Search code examples
ms-wordduplicatespython-3.6python-docx

How to avoid duplicates in python-docx?


The program creates a heading (the current date) in a document and I want to avoid possible duplicates of heading if this heading is already in a document. My code creates a heading but also duplicates. What I should to change in my code that the program avoids duplicates?

date = datetime.today().strftime('%A, %d. %B %Y')
document = Document('example.docx')
def duplicate(document):
    for paragraph in document.paragraphs:
        if date not in paragraph.text:
           document.add_heading(date)
           document.save('example.docx')
duplicate(document)

Solution

  • Many problems in this question:

    1. Should be: datetime.date.today().strftime('%A, %d. %B %Y')
    2. Your code looks for date in each paragraph and if it's not present in that paragraph, it adds a heading with that date. That means even if you have a paragraph that has the date, you're still going to create headings for the ones that don't, because if date not in paragraph.text: still runs and a heading will be added
    3. document.save('example.docx') only needs to run after you're done changing it. You don't need to save it every time.
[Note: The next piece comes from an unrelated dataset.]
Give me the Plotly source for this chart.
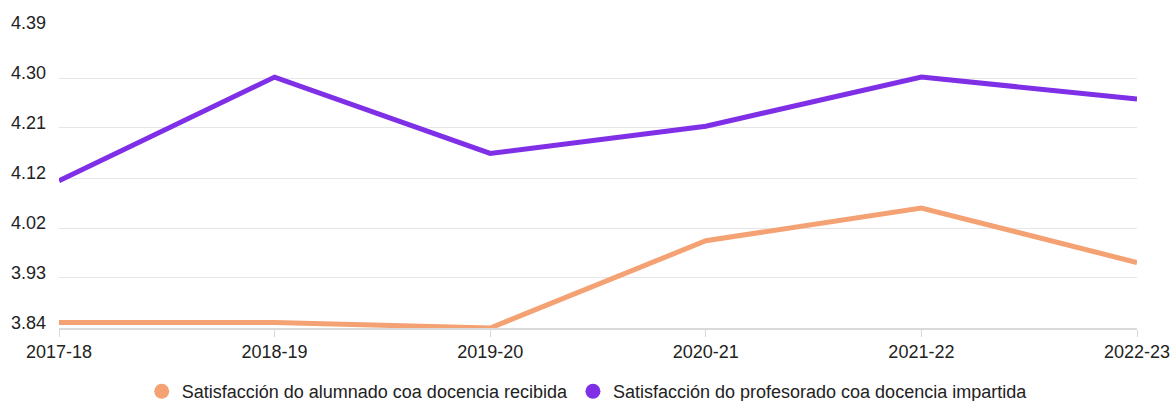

That for paragraph in document.paragraphs: keeps saving the final result for no apparent reason.

    If you want to add a heading with that date only when it isn't present in the whole document you can do something like this (There are many other ways of doing it but this seems cleaner to me):

    if document.element.xml.find(date) == -1:
        document.add_heading(date)
    document.save('example.docx')